• **Your goal**:
It is required that the lines from the top of the listing through the line with "import * as" be reproduced exactly, excluding pictures.

================

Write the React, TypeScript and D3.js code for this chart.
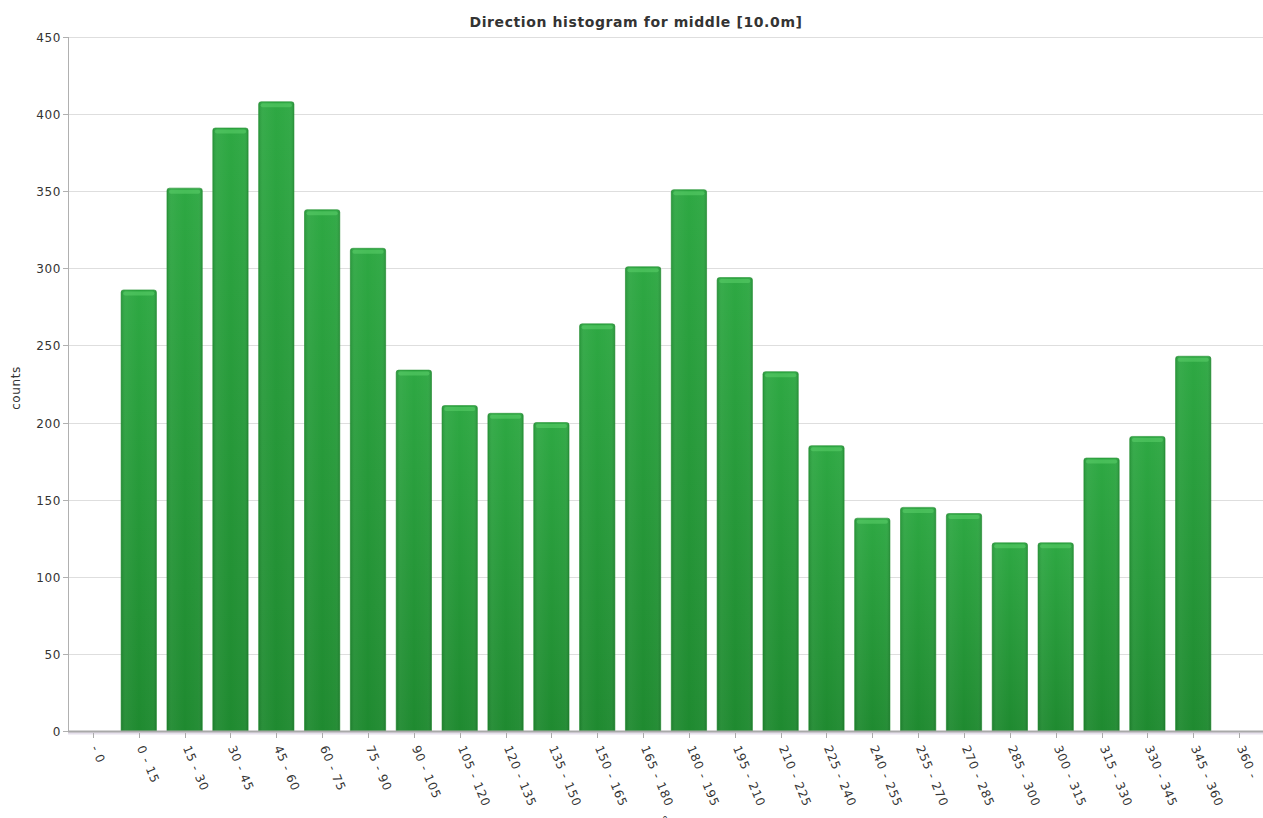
import React, { useEffect, useRef } from "react";
import * as d3 from "d3";

const categories = ["- 0", "0 - 15", "15 - 30", "30 - 45", "45 - 60", "60 - 75", "75 - 90", "90 - 105", "105 - 120", "120 - 135", "135 - 150", "150 - 165", "165 - 180", "180 - 195", "195 - 210", "210 - 225", "225 - 240", "240 - 255", "255 - 270", "270 - 285", "285 - 300", "300 - 315", "315 - 330", "330 - 345", "345 - 360", "360 -"];
const counts = [0, 286, 352, 391, 408, 338, 313, 234, 211, 206, 200, 264, 301, 351, 294, 233, 185, 138, 145, 141, 122, 122, 177, 191, 243, 0];
const yTicks = [0, 50, 100, 150, 200, 250, 300, 350, 400, 450];

const W = 1263, H = 818;
const M = { left: 70, right: 1262, top: 37, bottom: 731 };

export default function App() {
  const ref = useRef<SVGSVGElement>(null);
  useEffect(() => {
    const svg = d3.select(ref.current);
    svg.selectAll("*").remove();
    const font = "'DejaVu Sans', Verdana, sans-serif";

    const defs = svg.append("defs");
    const g1 = defs.append("linearGradient").attr("id", "barV").attr("x1", 0).attr("y1", 0).attr("x2", 0).attr("y2", 1);
    g1.append("stop").attr("offset", "0%").attr("stop-color", "#2ea843");
    g1.append("stop").attr("offset", "100%").attr("stop-color", "#1f8a30");
    const g2 = defs.append("linearGradient").attr("id", "barH").attr("x1", 0).attr("y1", 0).attr("x2", 1).attr("y2", 0);
    g2.append("stop").attr("offset", "0%").attr("stop-color", "#000").attr("stop-opacity", 0.1);
    g2.append("stop").attr("offset", "12%").attr("stop-color", "#fff").attr("stop-opacity", 0.05);
    g2.append("stop").attr("offset", "50%").attr("stop-color", "#fff").attr("stop-opacity", 0.0);
    g2.append("stop").attr("offset", "88%").attr("stop-color", "#fff").attr("stop-opacity", 0.03);
    g2.append("stop").attr("offset", "100%").attr("stop-color", "#000").attr("stop-opacity", 0.12);

    const x = d3.scaleBand<string>().domain(categories).range([M.left, M.right]).paddingInner(0.23).paddingOuter(0.115);
    const y = d3.scaleLinear().domain([0, 450]).range([M.bottom, M.top]);

    // gridlines
    svg.append("g").selectAll("line").data(yTicks.filter(t => t > 0)).join("line")
      .attr("x1", 68).attr("x2", W).attr("y1", d => Math.round(y(d)) + 0.5).attr("y2", d => Math.round(y(d)) + 0.5)
      .attr("stroke", "#dedede").attr("stroke-width", 1);

    // y axis
    svg.append("line").attr("x1", 68.5).attr("x2", 68.5).attr("y1", M.top).attr("y2", M.bottom)
      .attr("stroke", "#b0b0b0");
    const yt = svg.append("g").selectAll("g").data(yTicks).join("g")
      .attr("transform", d => `translate(0,${Math.round(y(d)) + 0.5})`);
    yt.append("line").attr("x1", 63).attr("x2", 68).attr("stroke", "#b0b0b0");
    yt.append("text").attr("x", 61).attr("dy", "0.35em").attr("text-anchor", "end")
      .attr("font-family", font).attr("font-size", 12).attr("letter-spacing", 0.6).attr("fill", "#333").text(d => d);

    // bars
    const data = categories.map((c, i) => ({ c, v: counts[i] })).filter(d => d.v > 0);
    const bars = svg.append("g").selectAll("g").data(data).join("g");
    bars.append("path")
      .attr("d", d => {
        const x0 = x(d.c)!, w = x.bandwidth(), y0 = y(d.v), yb = y(0), r = 2.5;
        return `M${x0},${yb} L${x0},${y0 + r} Q${x0},${y0} ${x0 + r},${y0} L${x0 + w - r},${y0} Q${x0 + w},${y0} ${x0 + w},${y0 + r} L${x0 + w},${yb} Z`;
      })
      .attr("fill", "url(#barV)").attr("stroke", "#22902f").attr("stroke-width", 0.6);
    bars.append("rect")
      .attr("x", d => x(d.c)!).attr("y", d => y(d.v)).attr("width", x.bandwidth()).attr("height", d => y(0) - y(d.v))
      .attr("fill", "url(#barH)");
    bars.append("rect")
      .attr("x", d => x(d.c)! + 2).attr("y", d => y(d.v) + 1.5).attr("width", x.bandwidth() - 4).attr("height", 4).attr("rx", 2)
      .attr("fill", "#5fd46e").attr("opacity", 0.5);

    // x axis base
    svg.append("line").attr("x1", 68).attr("x2", W).attr("y1", 733).attr("y2", 733)
      .attr("stroke", "#e6e0ec").attr("stroke-width", 3);
    svg.append("line").attr("x1", 68).attr("x2", W).attr("y1", 731.5).attr("y2", 731.5)
      .attr("stroke", "#a9a9a9").attr("stroke-width", 2);

    const xt = svg.append("g").selectAll("g").data(categories).join("g")
      .attr("transform", d => `translate(${Math.round(x(d)! + x.bandwidth() / 2) + 0.5},733)`);
    xt.append("line").attr("y1", 0).attr("y2", 5).attr("stroke", "#aaa");
    xt.append("text").attr("transform", "translate(1,13) rotate(67)")
      .attr("font-family", font).attr("font-size", 12).attr("letter-spacing", 0.8).attr("fill", "#333").attr("dy", "0.35em").text(d => d);

    // titles
    svg.append("text").attr("x", 636).attr("y", 27).attr("text-anchor", "middle")
      .attr("font-family", font).attr("font-size", 14).attr("letter-spacing", 0.6).attr("font-weight", "bold").attr("fill", "#333")
      .text("Direction histogram for middle [10.0m]");
    svg.append("text").attr("transform", "translate(20,388) rotate(-90)").attr("text-anchor", "middle")
      .attr("font-family", font).attr("font-size", 12).attr("letter-spacing", 0.6).attr("fill", "#333").text("counts");
    svg.append("text").attr("x", 665).attr("y", 825).attr("text-anchor", "middle")
      .attr("font-family", font).attr("font-size", 12).attr("fill", "#333").text("°");
  }, []);
  return (
    <svg ref={ref} width={W} height={H}
      style={{ position: "absolute", left: 0, top: 0, display: "block", background: "#fff" }} />
  );
}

================

• **Final result**:
Write the React, TypeScript and D3.js code for this chart.
import React, { useEffect, useRef } from "react";
import * as d3 from "d3";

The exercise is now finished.